** start DATA **

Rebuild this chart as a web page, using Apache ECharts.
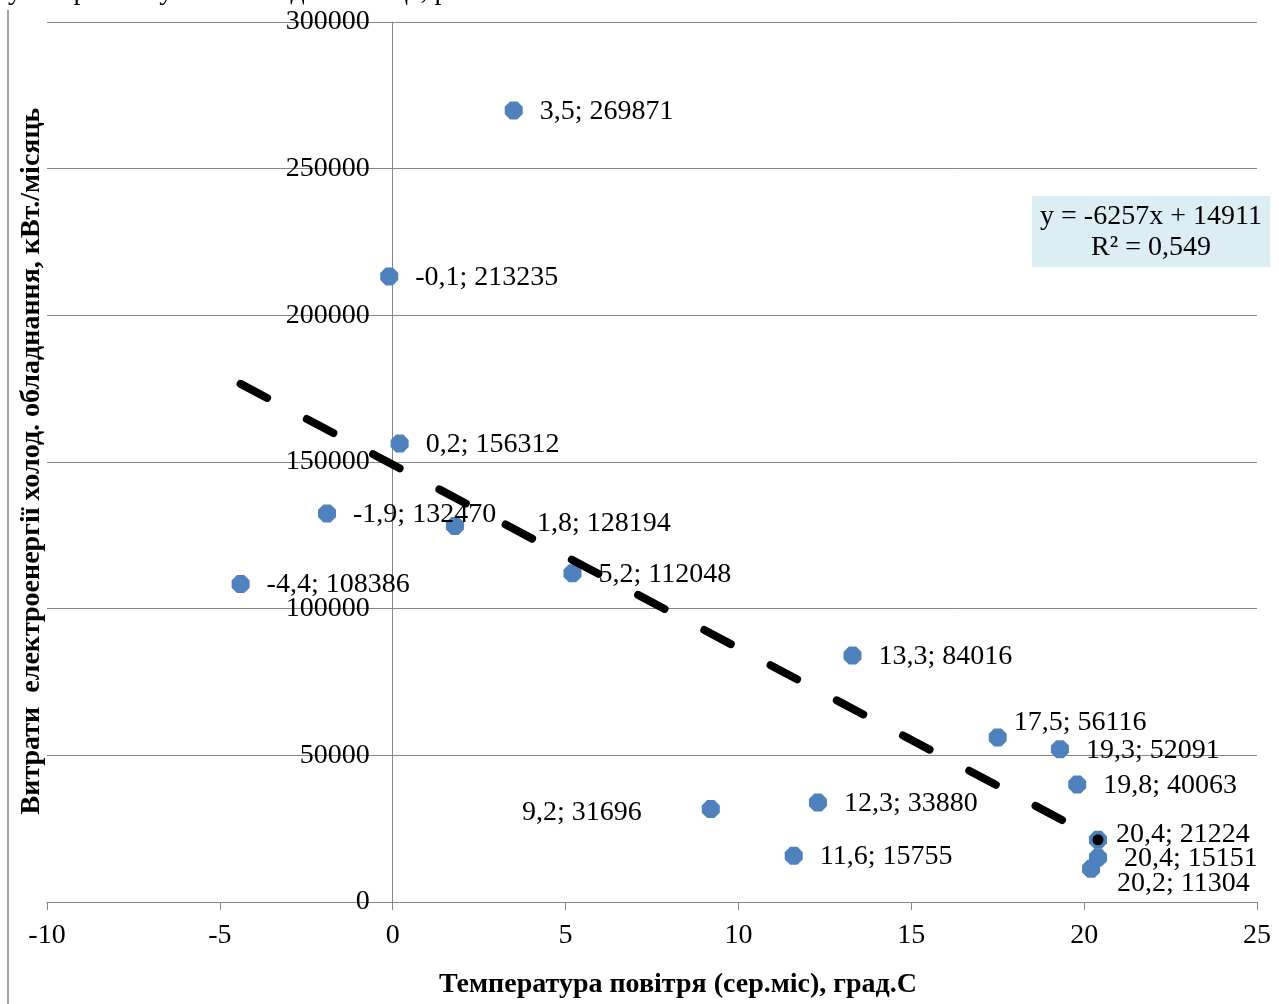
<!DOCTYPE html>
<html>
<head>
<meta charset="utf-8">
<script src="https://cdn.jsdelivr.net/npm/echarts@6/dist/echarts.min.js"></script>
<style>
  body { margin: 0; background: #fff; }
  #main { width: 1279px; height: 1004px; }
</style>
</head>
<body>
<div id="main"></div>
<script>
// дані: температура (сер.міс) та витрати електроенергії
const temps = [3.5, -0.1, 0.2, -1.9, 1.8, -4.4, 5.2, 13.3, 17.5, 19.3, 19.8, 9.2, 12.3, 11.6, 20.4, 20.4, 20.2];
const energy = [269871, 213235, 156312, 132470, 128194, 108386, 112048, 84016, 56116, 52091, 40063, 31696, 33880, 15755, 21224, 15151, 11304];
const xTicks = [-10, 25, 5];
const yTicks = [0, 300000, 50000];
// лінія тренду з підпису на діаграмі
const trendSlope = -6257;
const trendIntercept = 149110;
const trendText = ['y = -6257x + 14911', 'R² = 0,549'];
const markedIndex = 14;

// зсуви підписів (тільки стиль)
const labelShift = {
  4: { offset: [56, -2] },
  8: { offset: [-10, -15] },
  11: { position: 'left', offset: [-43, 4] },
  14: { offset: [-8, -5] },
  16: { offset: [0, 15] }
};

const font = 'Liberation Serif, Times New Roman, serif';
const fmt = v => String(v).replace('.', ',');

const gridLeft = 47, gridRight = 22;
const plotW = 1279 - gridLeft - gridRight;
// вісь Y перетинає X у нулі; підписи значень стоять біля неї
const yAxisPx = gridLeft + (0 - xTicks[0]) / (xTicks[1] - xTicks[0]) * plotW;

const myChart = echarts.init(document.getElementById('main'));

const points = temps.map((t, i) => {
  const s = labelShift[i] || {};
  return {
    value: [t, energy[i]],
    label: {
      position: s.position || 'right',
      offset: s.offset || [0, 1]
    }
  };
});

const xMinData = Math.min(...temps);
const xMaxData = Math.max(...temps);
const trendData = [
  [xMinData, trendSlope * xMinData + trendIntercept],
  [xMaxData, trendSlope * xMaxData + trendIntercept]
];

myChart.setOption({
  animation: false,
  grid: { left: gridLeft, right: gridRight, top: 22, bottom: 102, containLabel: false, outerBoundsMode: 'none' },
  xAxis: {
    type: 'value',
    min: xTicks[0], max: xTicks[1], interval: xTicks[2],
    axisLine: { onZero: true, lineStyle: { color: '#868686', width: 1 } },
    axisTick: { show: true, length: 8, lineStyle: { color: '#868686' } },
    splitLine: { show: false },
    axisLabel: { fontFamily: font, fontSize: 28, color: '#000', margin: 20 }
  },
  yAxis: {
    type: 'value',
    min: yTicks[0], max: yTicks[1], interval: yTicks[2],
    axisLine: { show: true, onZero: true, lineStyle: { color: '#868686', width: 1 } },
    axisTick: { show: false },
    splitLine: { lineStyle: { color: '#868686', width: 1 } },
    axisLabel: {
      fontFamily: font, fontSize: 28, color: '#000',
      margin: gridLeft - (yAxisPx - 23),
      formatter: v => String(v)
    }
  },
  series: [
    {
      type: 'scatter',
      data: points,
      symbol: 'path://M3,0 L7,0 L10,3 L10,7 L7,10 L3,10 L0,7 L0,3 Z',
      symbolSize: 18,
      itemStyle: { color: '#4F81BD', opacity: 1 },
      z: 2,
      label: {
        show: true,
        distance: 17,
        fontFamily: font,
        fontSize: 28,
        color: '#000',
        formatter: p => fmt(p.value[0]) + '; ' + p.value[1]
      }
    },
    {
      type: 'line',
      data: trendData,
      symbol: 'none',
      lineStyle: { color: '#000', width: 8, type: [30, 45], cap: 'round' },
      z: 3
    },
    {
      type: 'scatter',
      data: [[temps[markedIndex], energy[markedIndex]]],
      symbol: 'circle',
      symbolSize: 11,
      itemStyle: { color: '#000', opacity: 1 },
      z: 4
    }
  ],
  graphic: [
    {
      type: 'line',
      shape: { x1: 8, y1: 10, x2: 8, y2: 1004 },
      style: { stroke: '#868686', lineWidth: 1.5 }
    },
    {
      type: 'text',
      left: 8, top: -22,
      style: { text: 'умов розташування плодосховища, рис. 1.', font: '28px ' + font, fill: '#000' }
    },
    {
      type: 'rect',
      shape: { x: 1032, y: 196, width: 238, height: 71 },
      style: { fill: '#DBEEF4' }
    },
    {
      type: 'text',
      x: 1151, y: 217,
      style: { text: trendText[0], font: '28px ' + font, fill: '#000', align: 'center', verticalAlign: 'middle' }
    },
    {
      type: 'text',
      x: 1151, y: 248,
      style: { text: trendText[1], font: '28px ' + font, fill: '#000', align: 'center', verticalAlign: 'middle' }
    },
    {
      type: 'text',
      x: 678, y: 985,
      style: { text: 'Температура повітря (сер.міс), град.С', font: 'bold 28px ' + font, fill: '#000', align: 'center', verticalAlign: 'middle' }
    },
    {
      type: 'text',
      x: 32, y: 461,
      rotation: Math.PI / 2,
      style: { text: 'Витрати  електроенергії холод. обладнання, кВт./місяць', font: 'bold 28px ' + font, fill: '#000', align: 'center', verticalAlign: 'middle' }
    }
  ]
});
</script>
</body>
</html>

** end DATA **
** start DATA **

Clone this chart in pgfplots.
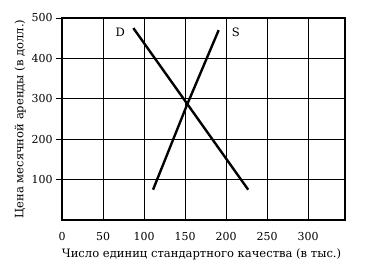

** end DATA **
** start DATA **

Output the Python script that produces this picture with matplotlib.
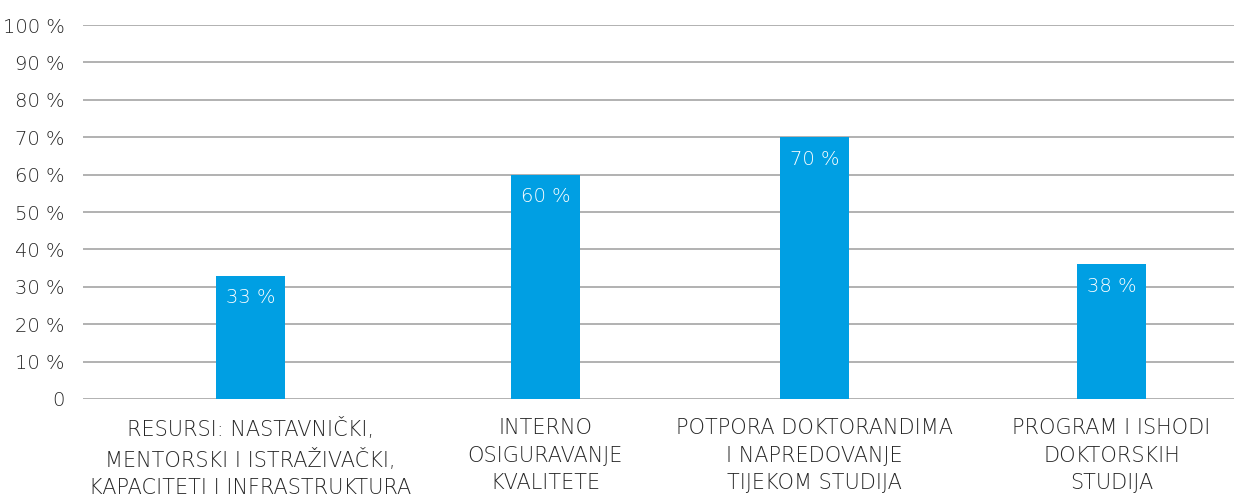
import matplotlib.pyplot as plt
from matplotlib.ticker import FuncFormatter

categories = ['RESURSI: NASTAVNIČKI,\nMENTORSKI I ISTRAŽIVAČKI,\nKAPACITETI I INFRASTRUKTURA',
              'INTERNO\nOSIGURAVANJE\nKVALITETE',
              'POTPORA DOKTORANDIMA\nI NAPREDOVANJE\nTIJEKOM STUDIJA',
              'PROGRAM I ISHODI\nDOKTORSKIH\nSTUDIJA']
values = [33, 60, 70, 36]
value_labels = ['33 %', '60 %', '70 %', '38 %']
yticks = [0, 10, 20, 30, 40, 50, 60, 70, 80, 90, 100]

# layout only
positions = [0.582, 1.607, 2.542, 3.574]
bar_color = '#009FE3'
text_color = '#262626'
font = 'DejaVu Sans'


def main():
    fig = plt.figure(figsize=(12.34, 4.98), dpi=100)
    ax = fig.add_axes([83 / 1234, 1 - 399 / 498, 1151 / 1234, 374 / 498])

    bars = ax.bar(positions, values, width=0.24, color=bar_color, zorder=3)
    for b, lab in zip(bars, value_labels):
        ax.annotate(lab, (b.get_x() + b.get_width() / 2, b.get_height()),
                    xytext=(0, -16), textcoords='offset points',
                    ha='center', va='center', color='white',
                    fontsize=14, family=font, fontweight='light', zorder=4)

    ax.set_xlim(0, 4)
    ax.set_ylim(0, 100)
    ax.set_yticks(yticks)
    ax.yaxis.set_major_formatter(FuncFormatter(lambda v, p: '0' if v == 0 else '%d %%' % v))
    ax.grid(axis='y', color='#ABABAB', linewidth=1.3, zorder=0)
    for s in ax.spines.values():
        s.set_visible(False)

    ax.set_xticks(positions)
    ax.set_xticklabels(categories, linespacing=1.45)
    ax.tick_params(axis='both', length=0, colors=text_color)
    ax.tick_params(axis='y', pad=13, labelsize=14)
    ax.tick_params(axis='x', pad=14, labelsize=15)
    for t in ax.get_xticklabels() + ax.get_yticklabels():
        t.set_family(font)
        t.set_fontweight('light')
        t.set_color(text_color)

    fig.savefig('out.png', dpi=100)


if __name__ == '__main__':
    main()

** end DATA **

> **GIVEN TASK**
Nothing but the lines from the one with "Rebuild this chart" through the one with "const myChart = echarts.init(document.getElementById('main'));" should be copied, word for word. Pictures are left out.

> **WORKED SOLUTION**
Rebuild this chart as a web page, using Apache ECharts.
<!DOCTYPE html>
<html>
<head>
<meta charset="utf-8">
<script src="https://cdn.jsdelivr.net/npm/echarts@6/dist/echarts.min.js"></script>
<style>
  body { margin: 0; background: #fff; }
  #main { width: 1279px; height: 1004px; }
</style>
</head>
<body>
<div id="main"></div>
<script>
// дані: температура (сер.міс) та витрати електроенергії
const temps = [3.5, -0.1, 0.2, -1.9, 1.8, -4.4, 5.2, 13.3, 17.5, 19.3, 19.8, 9.2, 12.3, 11.6, 20.4, 20.4, 20.2];
const energy = [269871, 213235, 156312, 132470, 128194, 108386, 112048, 84016, 56116, 52091, 40063, 31696, 33880, 15755, 21224, 15151, 11304];
const xTicks = [-10, 25, 5];
const yTicks = [0, 300000, 50000];
// лінія тренду з підпису на діаграмі
const trendSlope = -6257;
const trendIntercept = 149110;
const trendText = ['y = -6257x + 14911', 'R² = 0,549'];
const markedIndex = 14;

// зсуви підписів (тільки стиль)
const labelShift = {
  4: { offset: [56, -2] },
  8: { offset: [-10, -15] },
  11: { position: 'left', offset: [-43, 4] },
  14: { offset: [-8, -5] },
  16: { offset: [0, 15] }
};

const font = 'Liberation Serif, Times New Roman, serif';
const fmt = v => String(v).replace('.', ',');

const gridLeft = 47, gridRight = 22;
const plotW = 1279 - gridLeft - gridRight;
// вісь Y перетинає X у нулі; підписи значень стоять біля неї
const yAxisPx = gridLeft + (0 - xTicks[0]) / (xTicks[1] - xTicks[0]) * plotW;

const myChart = echarts.init(document.getElementById('main'));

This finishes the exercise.